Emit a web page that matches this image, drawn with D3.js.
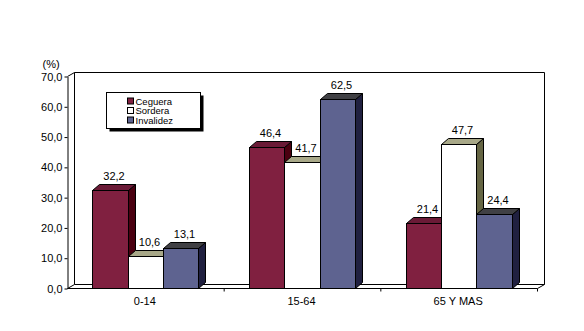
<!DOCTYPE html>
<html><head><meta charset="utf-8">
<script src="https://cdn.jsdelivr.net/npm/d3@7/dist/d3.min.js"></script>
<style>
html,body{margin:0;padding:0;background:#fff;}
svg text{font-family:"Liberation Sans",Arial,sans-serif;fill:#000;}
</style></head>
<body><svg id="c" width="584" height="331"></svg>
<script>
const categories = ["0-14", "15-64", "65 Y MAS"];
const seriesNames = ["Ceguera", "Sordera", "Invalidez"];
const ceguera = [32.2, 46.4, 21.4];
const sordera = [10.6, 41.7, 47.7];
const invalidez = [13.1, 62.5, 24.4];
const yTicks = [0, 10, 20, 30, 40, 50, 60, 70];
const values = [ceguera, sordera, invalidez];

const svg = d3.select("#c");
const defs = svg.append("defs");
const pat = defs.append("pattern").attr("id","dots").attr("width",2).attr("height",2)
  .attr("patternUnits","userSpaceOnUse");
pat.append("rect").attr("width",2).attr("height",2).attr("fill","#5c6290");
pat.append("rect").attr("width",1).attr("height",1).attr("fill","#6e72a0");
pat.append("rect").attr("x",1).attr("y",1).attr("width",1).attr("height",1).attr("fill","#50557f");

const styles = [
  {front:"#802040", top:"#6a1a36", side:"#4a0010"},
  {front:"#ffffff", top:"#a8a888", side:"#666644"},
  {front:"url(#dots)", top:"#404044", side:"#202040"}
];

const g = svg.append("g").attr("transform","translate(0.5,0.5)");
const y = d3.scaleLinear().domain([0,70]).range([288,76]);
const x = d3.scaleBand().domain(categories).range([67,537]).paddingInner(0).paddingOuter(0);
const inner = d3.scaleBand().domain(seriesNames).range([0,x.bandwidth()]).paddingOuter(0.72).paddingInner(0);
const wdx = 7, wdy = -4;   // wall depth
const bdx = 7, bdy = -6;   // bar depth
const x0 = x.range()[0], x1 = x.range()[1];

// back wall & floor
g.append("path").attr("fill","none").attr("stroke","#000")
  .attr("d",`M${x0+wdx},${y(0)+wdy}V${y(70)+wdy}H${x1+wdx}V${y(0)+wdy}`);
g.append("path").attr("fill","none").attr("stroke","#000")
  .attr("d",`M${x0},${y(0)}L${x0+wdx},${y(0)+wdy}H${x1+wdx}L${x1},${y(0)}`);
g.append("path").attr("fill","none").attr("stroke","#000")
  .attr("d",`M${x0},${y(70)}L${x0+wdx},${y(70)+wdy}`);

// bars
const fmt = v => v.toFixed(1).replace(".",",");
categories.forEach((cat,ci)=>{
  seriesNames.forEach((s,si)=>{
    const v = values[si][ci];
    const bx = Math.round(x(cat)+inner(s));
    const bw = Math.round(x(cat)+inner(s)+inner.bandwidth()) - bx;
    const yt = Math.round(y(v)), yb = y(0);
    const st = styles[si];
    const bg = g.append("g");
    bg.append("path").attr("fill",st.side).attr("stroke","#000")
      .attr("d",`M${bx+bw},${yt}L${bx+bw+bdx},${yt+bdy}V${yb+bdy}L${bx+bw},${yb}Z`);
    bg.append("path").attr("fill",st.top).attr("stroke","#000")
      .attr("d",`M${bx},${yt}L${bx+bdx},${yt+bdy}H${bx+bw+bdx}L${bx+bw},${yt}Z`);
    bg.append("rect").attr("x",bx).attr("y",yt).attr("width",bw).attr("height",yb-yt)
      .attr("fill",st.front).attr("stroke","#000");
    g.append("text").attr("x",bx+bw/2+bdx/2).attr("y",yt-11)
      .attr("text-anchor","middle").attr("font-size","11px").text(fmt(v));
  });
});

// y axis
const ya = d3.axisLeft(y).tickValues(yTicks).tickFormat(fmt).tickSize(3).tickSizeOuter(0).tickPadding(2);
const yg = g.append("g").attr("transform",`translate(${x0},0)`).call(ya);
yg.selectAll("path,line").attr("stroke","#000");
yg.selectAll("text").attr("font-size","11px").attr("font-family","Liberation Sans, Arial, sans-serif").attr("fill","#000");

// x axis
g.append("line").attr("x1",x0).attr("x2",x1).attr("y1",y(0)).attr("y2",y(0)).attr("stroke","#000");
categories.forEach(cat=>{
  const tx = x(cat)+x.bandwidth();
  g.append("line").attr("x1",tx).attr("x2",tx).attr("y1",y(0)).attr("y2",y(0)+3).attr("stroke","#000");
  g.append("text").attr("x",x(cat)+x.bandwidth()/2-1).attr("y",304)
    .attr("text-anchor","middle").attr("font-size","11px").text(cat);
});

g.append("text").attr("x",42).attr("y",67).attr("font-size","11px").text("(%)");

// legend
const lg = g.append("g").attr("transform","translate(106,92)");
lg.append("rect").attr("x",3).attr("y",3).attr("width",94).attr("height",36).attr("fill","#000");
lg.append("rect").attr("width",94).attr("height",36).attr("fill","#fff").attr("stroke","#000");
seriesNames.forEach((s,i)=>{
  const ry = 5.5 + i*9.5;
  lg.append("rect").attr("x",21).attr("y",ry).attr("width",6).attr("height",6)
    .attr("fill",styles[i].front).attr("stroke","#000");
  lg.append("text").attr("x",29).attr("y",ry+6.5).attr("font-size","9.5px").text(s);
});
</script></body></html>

· · · · · · ·

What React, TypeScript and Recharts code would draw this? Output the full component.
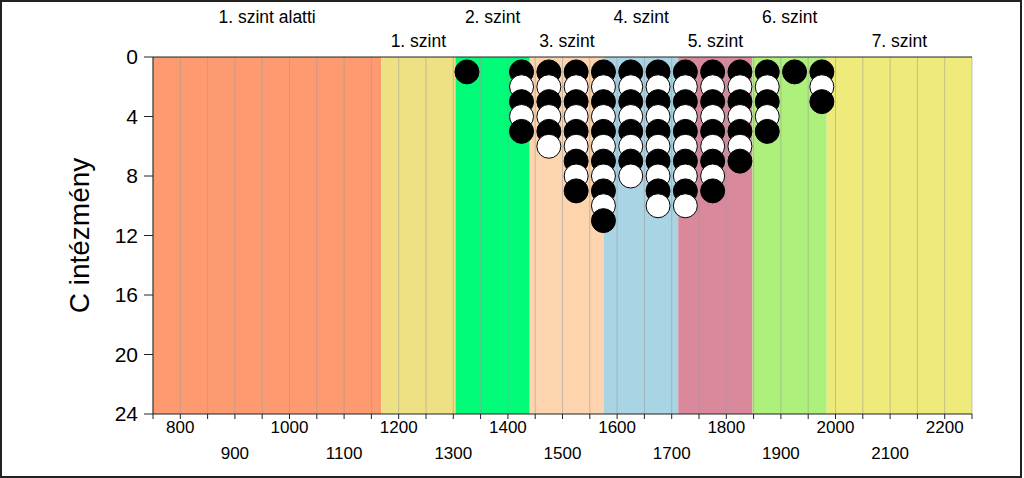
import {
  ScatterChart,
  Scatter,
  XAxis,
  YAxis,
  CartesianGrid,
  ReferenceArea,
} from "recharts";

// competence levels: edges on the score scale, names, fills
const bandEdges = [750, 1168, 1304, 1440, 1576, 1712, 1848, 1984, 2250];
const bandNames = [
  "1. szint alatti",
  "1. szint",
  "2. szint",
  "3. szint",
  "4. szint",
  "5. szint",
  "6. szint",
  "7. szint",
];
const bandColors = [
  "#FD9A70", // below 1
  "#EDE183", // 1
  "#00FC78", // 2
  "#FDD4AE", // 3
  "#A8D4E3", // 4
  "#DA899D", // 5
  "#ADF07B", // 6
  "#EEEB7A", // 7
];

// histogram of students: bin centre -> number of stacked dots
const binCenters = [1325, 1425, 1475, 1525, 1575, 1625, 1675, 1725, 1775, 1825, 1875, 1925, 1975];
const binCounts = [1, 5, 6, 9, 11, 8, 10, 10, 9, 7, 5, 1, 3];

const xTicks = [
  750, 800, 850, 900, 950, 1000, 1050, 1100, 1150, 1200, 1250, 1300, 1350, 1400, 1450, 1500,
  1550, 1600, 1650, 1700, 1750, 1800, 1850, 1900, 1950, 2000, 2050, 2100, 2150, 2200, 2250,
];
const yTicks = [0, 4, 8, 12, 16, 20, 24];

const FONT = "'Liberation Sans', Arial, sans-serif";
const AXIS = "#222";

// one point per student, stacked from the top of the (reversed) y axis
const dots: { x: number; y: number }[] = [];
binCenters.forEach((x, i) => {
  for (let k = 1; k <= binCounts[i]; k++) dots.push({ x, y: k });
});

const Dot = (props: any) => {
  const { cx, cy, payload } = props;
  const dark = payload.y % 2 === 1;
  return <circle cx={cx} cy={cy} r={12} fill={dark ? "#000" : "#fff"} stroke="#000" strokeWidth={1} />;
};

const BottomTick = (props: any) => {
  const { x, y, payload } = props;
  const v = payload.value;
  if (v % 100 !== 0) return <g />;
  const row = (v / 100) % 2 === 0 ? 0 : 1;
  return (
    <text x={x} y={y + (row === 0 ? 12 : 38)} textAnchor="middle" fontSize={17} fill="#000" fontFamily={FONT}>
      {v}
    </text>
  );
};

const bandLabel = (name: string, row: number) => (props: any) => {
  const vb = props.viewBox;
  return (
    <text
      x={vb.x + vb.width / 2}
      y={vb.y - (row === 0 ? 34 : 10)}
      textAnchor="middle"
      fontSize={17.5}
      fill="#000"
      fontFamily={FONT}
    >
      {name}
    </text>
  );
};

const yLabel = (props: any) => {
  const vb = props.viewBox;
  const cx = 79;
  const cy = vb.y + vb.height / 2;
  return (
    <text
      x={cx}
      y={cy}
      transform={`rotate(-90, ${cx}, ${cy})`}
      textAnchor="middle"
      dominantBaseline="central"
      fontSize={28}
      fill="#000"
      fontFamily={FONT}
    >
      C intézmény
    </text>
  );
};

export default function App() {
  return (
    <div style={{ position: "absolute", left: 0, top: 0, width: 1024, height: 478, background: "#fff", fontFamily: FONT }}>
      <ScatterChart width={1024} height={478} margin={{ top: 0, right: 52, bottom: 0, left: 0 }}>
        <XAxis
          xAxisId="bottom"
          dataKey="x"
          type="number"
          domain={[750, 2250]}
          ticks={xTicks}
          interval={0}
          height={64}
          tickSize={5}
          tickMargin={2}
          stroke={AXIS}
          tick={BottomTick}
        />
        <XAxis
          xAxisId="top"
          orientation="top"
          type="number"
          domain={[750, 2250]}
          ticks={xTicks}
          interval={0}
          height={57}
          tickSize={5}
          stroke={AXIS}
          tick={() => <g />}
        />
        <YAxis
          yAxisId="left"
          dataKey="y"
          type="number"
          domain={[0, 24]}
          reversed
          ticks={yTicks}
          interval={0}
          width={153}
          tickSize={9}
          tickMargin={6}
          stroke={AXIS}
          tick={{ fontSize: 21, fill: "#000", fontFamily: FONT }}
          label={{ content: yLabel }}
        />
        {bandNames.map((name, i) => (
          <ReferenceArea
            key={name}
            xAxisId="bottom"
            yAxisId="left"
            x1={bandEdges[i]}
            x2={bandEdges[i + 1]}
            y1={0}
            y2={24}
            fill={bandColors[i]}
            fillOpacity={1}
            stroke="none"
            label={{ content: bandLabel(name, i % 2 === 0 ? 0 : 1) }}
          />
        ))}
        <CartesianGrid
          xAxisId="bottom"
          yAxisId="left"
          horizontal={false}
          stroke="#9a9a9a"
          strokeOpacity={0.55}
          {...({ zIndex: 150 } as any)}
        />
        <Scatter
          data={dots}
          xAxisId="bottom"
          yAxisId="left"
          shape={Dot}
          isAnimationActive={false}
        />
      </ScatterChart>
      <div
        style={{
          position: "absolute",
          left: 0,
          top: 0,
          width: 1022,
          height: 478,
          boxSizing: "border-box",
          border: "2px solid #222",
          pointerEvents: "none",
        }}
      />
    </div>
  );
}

· · · · · · ·

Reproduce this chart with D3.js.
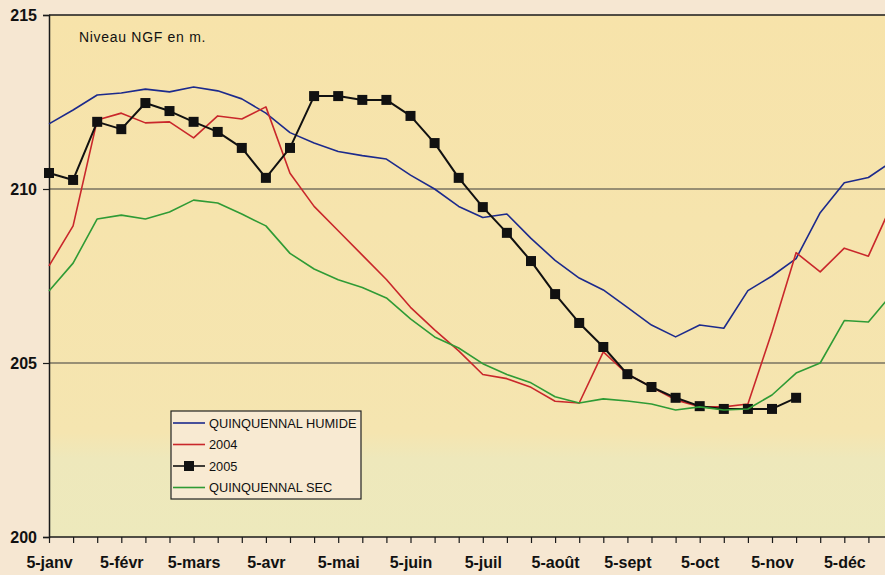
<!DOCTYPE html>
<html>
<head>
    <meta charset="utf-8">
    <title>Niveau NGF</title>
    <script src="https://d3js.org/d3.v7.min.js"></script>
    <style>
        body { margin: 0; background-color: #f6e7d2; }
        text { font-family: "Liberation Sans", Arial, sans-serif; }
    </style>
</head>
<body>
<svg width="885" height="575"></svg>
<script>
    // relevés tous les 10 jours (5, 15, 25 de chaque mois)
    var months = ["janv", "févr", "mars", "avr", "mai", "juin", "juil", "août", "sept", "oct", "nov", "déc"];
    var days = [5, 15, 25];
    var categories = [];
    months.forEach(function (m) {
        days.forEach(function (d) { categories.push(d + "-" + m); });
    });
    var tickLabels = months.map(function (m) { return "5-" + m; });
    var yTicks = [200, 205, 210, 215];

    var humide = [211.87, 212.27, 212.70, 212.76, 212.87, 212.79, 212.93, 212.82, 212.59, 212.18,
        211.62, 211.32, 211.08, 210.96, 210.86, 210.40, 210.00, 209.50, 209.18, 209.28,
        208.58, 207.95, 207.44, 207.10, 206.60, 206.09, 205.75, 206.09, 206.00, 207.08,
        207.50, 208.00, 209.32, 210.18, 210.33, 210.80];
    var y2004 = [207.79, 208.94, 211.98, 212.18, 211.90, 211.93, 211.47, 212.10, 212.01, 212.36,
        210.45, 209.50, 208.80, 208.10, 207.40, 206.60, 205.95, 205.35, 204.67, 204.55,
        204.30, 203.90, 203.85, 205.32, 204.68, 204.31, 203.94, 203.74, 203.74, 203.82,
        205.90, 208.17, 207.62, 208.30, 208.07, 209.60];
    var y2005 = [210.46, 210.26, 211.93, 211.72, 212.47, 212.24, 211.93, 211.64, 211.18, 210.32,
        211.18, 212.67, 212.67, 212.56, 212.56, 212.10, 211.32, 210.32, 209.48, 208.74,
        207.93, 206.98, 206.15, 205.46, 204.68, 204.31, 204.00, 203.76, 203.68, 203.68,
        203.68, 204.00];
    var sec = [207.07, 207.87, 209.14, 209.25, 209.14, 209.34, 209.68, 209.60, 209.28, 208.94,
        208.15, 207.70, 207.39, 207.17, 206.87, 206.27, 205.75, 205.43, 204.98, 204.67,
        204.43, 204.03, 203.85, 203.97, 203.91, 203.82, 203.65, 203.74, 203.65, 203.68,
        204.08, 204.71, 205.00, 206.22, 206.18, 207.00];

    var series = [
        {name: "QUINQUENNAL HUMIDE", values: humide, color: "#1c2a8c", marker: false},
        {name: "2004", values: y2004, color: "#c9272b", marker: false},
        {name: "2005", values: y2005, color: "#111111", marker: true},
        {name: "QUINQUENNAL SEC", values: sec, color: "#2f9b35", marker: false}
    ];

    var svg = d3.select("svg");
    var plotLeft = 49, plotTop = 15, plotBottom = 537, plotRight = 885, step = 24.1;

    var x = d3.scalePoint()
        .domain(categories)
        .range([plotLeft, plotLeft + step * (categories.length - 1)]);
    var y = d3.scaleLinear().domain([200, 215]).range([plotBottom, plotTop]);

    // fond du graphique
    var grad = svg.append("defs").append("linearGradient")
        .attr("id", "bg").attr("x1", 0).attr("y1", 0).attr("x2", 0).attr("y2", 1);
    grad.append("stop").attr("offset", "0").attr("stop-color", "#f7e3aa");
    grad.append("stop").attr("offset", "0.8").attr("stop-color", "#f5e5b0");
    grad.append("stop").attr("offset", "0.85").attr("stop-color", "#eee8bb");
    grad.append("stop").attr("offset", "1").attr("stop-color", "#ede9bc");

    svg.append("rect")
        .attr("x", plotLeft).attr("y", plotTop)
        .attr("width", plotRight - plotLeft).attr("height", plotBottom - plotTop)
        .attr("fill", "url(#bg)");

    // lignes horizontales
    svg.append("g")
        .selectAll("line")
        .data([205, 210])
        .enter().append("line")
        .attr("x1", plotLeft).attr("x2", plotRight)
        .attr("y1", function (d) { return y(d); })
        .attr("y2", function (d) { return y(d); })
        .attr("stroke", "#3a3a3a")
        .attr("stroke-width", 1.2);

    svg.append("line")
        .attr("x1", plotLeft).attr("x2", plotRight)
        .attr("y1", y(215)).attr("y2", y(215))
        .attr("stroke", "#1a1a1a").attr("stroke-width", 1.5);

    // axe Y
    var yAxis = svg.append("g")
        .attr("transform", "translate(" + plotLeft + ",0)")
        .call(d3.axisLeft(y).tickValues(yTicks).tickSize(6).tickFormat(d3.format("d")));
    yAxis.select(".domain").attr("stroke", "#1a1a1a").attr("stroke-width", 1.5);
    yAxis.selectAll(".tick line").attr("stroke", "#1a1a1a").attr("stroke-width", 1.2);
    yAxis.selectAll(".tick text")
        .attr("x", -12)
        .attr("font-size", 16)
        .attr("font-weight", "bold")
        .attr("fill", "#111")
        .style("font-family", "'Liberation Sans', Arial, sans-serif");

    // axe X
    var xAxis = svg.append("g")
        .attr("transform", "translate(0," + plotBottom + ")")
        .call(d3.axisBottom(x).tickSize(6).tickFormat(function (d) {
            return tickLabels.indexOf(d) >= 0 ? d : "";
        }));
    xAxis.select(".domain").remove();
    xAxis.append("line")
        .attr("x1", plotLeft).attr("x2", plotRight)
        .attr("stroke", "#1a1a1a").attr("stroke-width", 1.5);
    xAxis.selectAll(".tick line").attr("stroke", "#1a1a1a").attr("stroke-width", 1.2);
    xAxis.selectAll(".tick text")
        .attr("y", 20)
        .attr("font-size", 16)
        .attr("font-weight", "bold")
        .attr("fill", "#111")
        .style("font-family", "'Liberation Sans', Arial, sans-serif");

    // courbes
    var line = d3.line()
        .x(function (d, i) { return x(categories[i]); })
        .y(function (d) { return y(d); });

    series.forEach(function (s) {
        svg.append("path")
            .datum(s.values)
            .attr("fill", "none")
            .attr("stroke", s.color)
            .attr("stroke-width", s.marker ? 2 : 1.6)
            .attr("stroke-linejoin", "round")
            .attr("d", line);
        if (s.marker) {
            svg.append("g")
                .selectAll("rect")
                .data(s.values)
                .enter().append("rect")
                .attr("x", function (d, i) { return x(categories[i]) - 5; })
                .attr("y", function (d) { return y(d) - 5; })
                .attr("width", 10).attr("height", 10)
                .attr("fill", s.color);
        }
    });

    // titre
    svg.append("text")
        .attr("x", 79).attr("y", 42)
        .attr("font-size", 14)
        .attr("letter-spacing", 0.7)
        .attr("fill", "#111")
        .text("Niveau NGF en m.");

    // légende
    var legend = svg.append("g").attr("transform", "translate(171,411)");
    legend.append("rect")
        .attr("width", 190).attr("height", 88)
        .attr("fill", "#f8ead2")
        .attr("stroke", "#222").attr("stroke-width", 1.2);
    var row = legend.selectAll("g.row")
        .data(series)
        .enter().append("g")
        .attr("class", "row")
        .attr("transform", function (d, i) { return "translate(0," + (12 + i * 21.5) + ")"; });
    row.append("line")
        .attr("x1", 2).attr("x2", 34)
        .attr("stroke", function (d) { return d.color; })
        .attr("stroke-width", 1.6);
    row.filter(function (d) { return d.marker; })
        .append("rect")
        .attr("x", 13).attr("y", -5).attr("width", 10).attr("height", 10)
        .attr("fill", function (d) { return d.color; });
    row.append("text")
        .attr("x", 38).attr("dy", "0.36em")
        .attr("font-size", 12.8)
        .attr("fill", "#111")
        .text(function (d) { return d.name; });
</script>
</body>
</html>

· · · · · · ·

Give the lines above again exactly, from the one containing "Emit a web page" to the one containing "const values = [ceguera, sordera, invalidez];", both included, but leave out the pictures.

### Solution:
Emit a web page that matches this image, drawn with D3.js.
<!DOCTYPE html>
<html><head><meta charset="utf-8">
<script src="https://cdn.jsdelivr.net/npm/d3@7/dist/d3.min.js"></script>
<style>
html,body{margin:0;padding:0;background:#fff;}
svg text{font-family:"Liberation Sans",Arial,sans-serif;fill:#000;}
</style></head>
<body><svg id="c" width="584" height="331"></svg>
<script>
const categories = ["0-14", "15-64", "65 Y MAS"];
const seriesNames = ["Ceguera", "Sordera", "Invalidez"];
const ceguera = [32.2, 46.4, 21.4];
const sordera = [10.6, 41.7, 47.7];
const invalidez = [13.1, 62.5, 24.4];
const yTicks = [0, 10, 20, 30, 40, 50, 60, 70];
const values = [ceguera, sordera, invalidez];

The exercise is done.